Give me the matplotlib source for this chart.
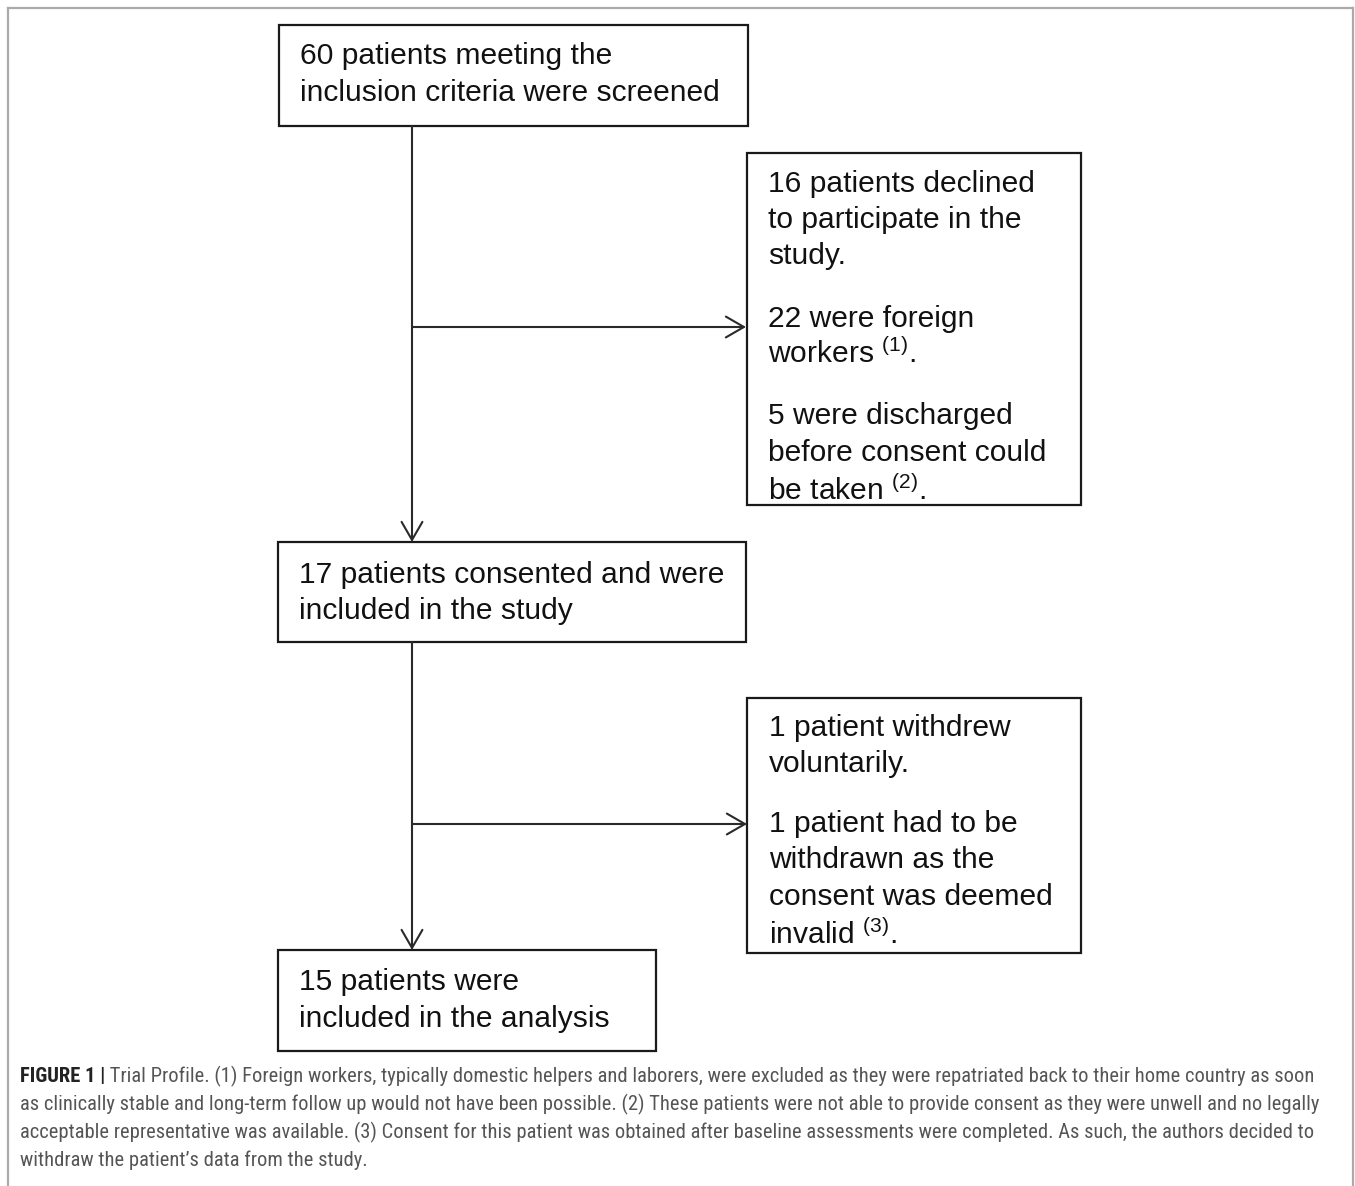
import matplotlib
matplotlib.use("Agg")
import matplotlib.pyplot as plt
from matplotlib.patches import Rectangle, FancyArrowPatch
from matplotlib import font_manager

# flowchart content
box_texts = [
    ["60 patients meeting the", "inclusion criteria were screened"],
    ["16 patients declined", "to participate in the", "study.",
     "22 were foreign", "workers $^{(1)}$.",
     "5 were discharged", "before consent could", "be taken $^{(2)}$."],
    ["17 patients consented and were", "included in the study"],
    ["1 patient withdrew", "voluntarily.",
     "1 patient had to be", "withdrawn as the", "consent was deemed", "invalid $^{(3)}$."],
    ["15 patients were", "included in the analysis"],
]
caption_bold = "FIGURE 1 |"
caption_lines = [
    " Trial Profile. (1) Foreign workers, typically domestic helpers and laborers, were excluded as they were repatriated back to their home country as soon",
    "as clinically stable and long-term follow up would not have been possible. (2) These patients were not able to provide consent as they were unwell and no legally",
    "acceptable representative was available. (3) Consent for this patient was obtained after baseline assessments were completed. As such, the authors decided to",
    "withdraw the patient\u2019s data from the study.",
]

# layout (pixels)
boxes = [(279, 25, 748, 126), (747, 153, 1081, 505), (278, 542, 746, 642),
         (747, 698, 1081, 953), (278, 950, 656, 1051)]
text_x = [300, 768, 299, 769, 299]
baselines = [
    [64, 101],
    [192, 228, 264, 327, 363, 424, 461, 500],
    [583, 619],
    [736, 772, 832, 868, 905, 944],
    [990, 1027],
]
arrows = [((412, 126), (412, 542)), ((412, 327), (746, 327)),
          ((412, 642), (412, 950)), ((412, 824), (747, 824))]

names = {f.name for f in font_manager.fontManager.ttflist}
cap_font = "Liberation Sans"
for cand in ["Roboto Condensed", "Liberation Sans Narrow", "Open Sans Condensed", "Roboto"]:
    if cand in names:
        cap_font = cand
        break

plt.rcParams["mathtext.fontset"] = "custom"
plt.rcParams["mathtext.rm"] = "Liberation Sans"
plt.rcParams["mathtext.it"] = "Liberation Sans"

fig = plt.figure(figsize=(13.55, 11.86), dpi=100)
ax = fig.add_axes([0, 0, 1, 1])
ax.set_xlim(0, 1355)
ax.set_ylim(1186, 0)
ax.axis("off")

# outer frame
ax.plot([8, 8], [1186, 8], color="#aaaaaa", lw=1.6)
ax.plot([8, 1353], [8, 8], color="#aaaaaa", lw=1.6)
ax.plot([1353, 1353], [8, 1186], color="#aaaaaa", lw=1.6)

for (x0, y0, x1, y1), lines, bl, tx in zip(boxes, box_texts, baselines, text_x):
    rect = Rectangle((x0, y0), x1 - x0, y1 - y0, fill=False, ec="#1a1a1a", lw=1.6)
    ax.add_patch(rect)
    clip = Rectangle((x0, y0), x1 - x0, y1 - y0 - 2, transform=ax.transData)
    for line, y in zip(lines, bl):
        t = ax.text(tx, y, line, va="baseline", ha="left", fontsize=21.6,
                    family="Liberation Sans", color="#111111")
        t.set_clip_path(clip)

for start, end in arrows:
    ax.add_patch(FancyArrowPatch(start, end, arrowstyle="->,head_length=13,head_width=7.5",
                                 mutation_scale=1, lw=1.5, color="#2a2a2a",
                                 shrinkA=0, shrinkB=0))

# caption: size chosen so the first three lines span roughly their reference widths
renderer = fig.canvas.get_renderer()
cap_y = [1082, 1110, 1138, 1166]
targets = [1290, 1285, 1280]
ratios = []
for line, target in zip([caption_bold + caption_lines[0]] + caption_lines[1:3], targets):
    probe = ax.text(0, 0, line, fontsize=10, family=cap_font)
    ratios.append(target / probe.get_window_extent(renderer).width)
    probe.remove()
fs = 10 * sum(ratios) / len(ratios)
b = ax.text(20, cap_y[0], caption_bold, va="baseline", fontsize=fs, family=cap_font,
            weight="bold", color="#222222")
bw = b.get_window_extent(renderer).width
ax.text(20 + bw, cap_y[0], caption_lines[0], va="baseline", fontsize=fs,
        family=cap_font, color="#555555")
for line, y in zip(caption_lines[1:], cap_y[1:]):
    ax.text(20, y, line, va="baseline", fontsize=fs, family=cap_font, color="#555555")

fig.savefig("out.png", dpi=100)
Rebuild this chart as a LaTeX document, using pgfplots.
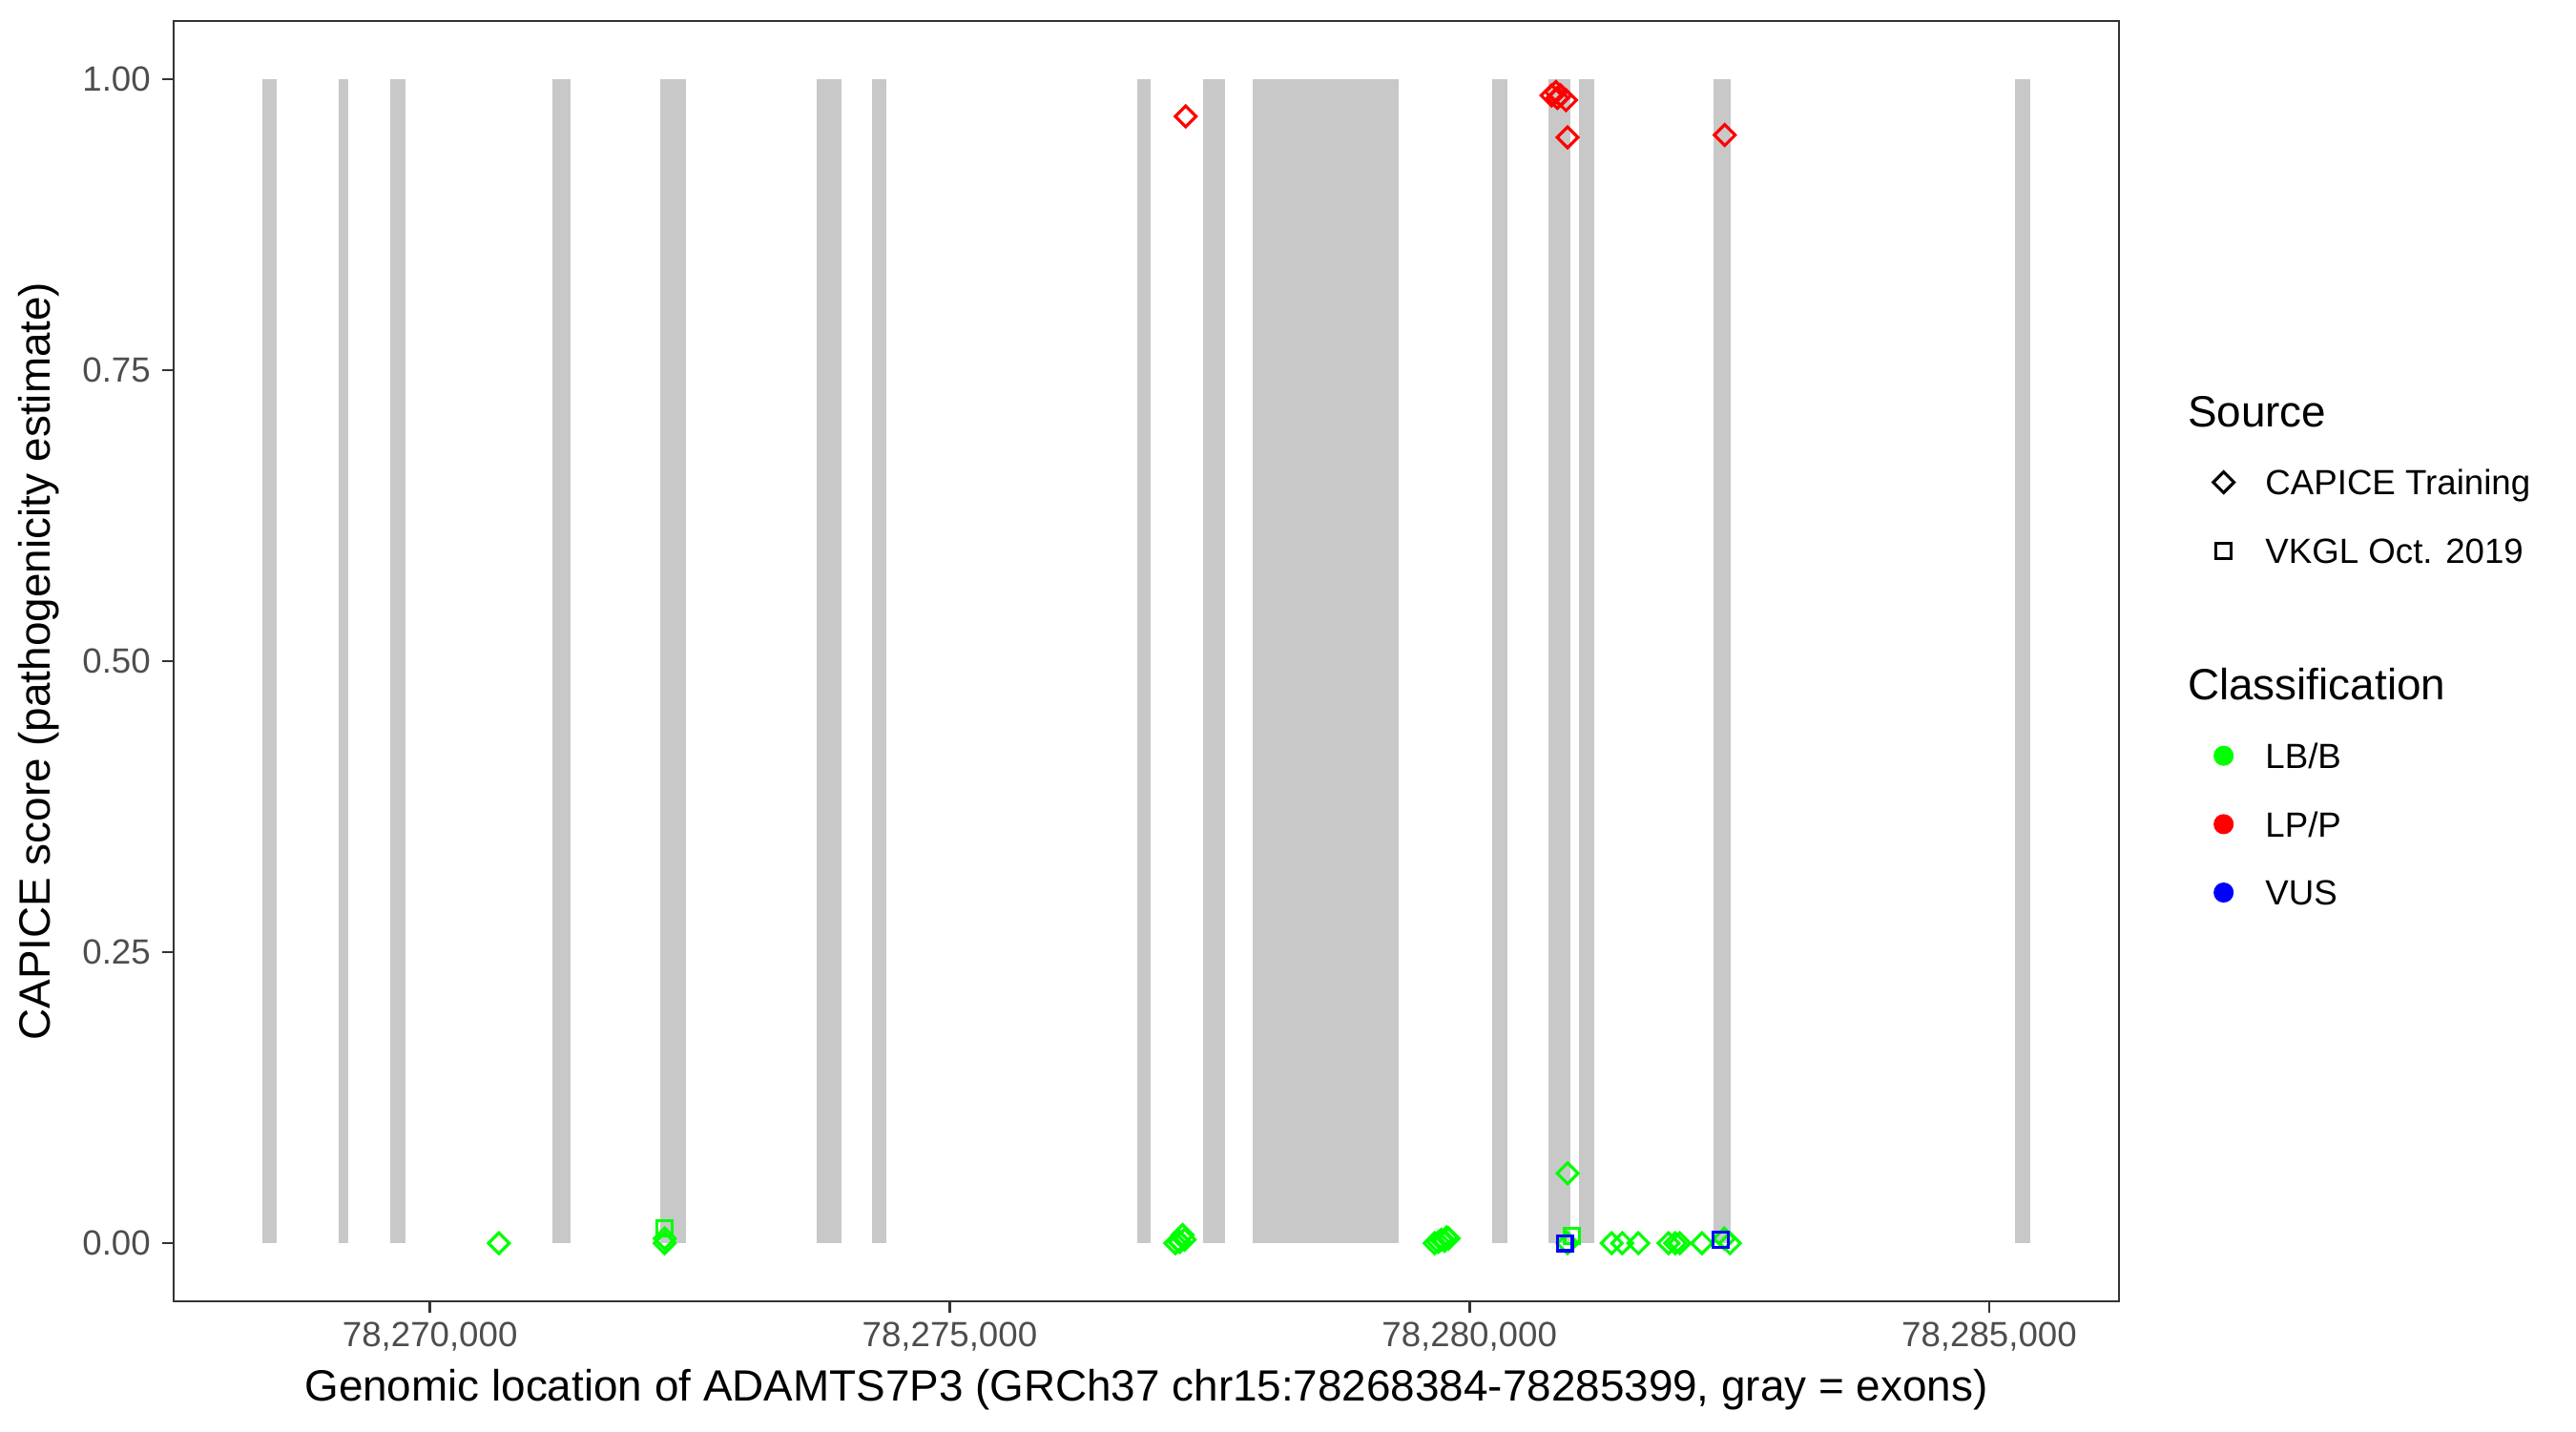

=====

The task
Give again exactly the lines running from the beginning of the material above through the line that contains "from matplotlib import font_manager", and leave out every picture.

Task answer
Give me the matplotlib source for this chart.
import matplotlib
matplotlib.use("Agg")
import matplotlib.pyplot as plt
from matplotlib.patches import Rectangle, FancyArrowPatch
from matplotlib import font_manager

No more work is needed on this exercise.